Russia’s Foreign Ministry vowed yesterday to react if the EU implements new sanctions against Moscow over its role in the Ukraine crisis.

The EU announced the additional measures late on Friday but said they could be suspended if Moscow withdraws its troops from Ukraine and observes a newly agreed ceasefire in eastern Ukraine.

The new sanctions include adding a further 24 people to a list of people barred from entry to the 28-nation bloc and whose assets are frozen. They are due to be implemented tomorrow.

“If they (new sanctions) are implemented of course there will be a reaction from our side,” the ministry said in a statement.

Some provisions will make it harder for Russian state-owned firms to raise finance in the EU. Diplomats expect them to hit, among others, the oil company Rosneft and units of Gazprom, though not the gas firm itself, a main supplier to the EU.

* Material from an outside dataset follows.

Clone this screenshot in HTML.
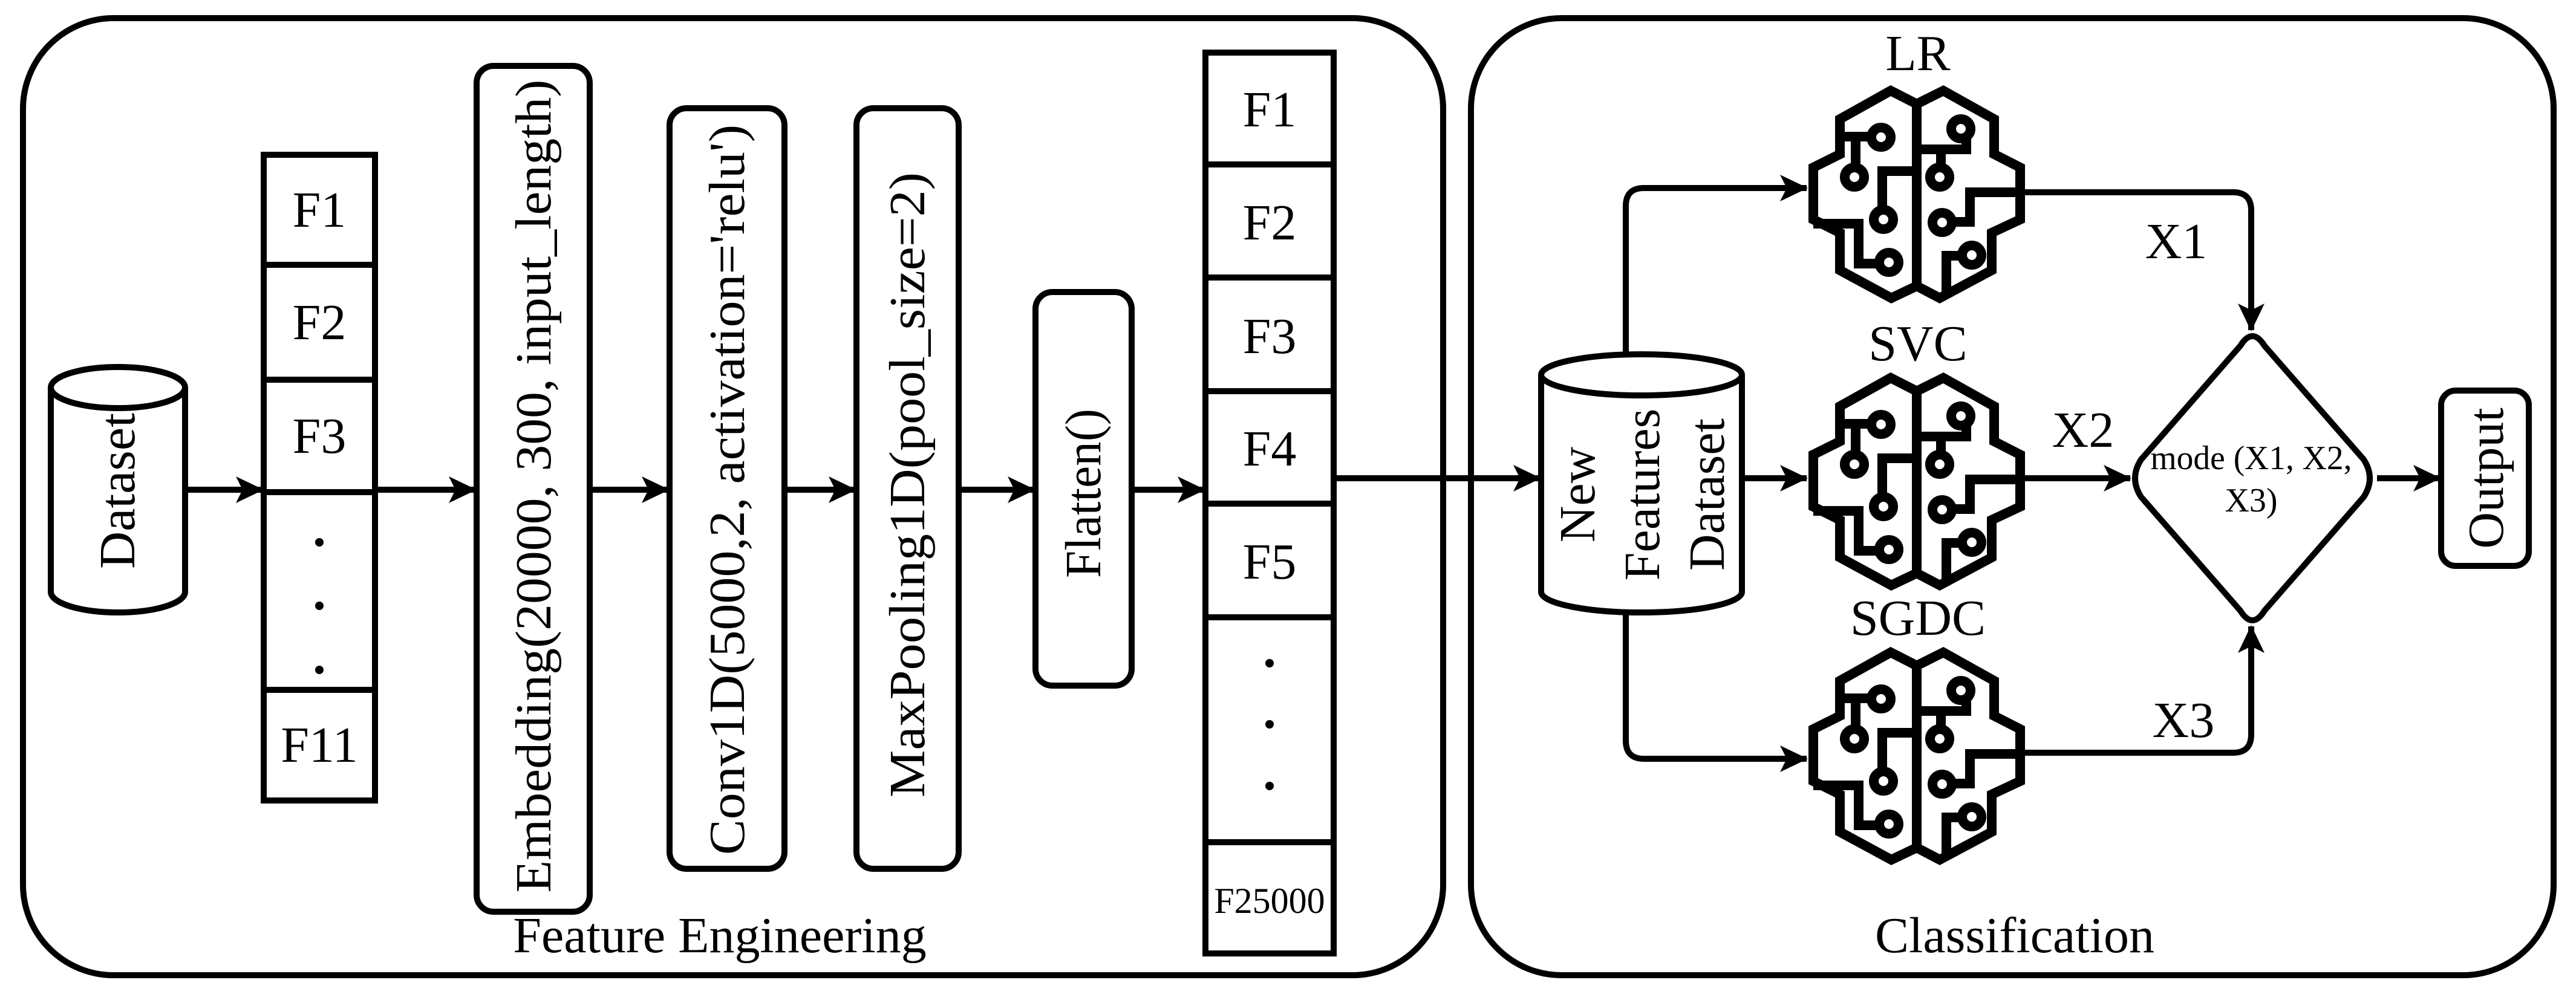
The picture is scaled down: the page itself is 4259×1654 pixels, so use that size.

“The ambassadors agreed on a package of sanctions against persons and sectors of the Russian economy,” one senior EU diplomat involved in the talks told Reuters. “The implementation is expected on Monday,” the diplomat said. “A ceasefire must hold for sanctions to be lifted.”

Earlier, diplomats spoke of possibly postponing the sanctions coming into force for up to a week to give President Vladimir Putin time to show he was resolving the conflict. But impatience with Russia’s ambiguity in the Ukraine conflict won.

Confirming the deal should take effect tomorrow, the presidents of the European Commission, the EU’s executive and of the European Council, which groups the 28 governments, said: “It will give the European Union an effective tool, which should allow us to provide a response within a short time span. It will increase the effectiveness of the measures already in place.”

Commission President José Manuel Barroso and Council President Herman Van Rompuy said: “It will also reinforce the principle that EU sanctions are directed at promoting a change of course in Russia’s actions in Ukraine.”

Ukrainian government representatives and pro-Russian rebels agreed to declare a ceasefire on Friday at talks in Minsk, the first such breakthrough in the five-month war, but German Chancellor Angela Merkel said signing the deal was not in itself enough to halt sanctions.

Merkel told a news conference at a Nato summit that it would have to be verified whether the ceasefire was being implemented, whether Russian troops were being withdrawn and whether a buffer zone was established. “Everything is in flux,” she said.

“Therefore we should expect that these sanctions could indeed be put into force, but with the proviso that they can be suspended again if this process really takes place,” Merkel said.

Britain also backed such a solution.

The EU and the US imposed sanctions against Russia after Moscow annexed Ukraine’s Crimea peninsula in March, and tightened them since then, accusing Russia of supporting pro-Russian separatists in Ukraine’s east.

The latest wave of sanctions was announced after Western countries said they believed Russia had sent ground troops into Ukraine, helping the rebels with a major advance last week.

Governments have been wrangling over details, partly in the hope of limiting the effects of sanctions on their own economies and businesses operating in their own markets. Several smaller EU countries, notably the Czech Republic and Slovakia, dependent on Russian gas, had expressed scepticism about sanctions.

Countries agreed to tighten an export ban on ‘dual-use goods’ – articles that can have both a military as well as a civilian purpose – to include more than a dozen Russian companies, not only defence firms as had been the case.

Envoys from the EU member states, sitting together in Brussels for the fourth day last week, also agreed to extend curbs on Russian state-owned banks borrowing or raising capital on EU markets so that it applies to all state-owned companies.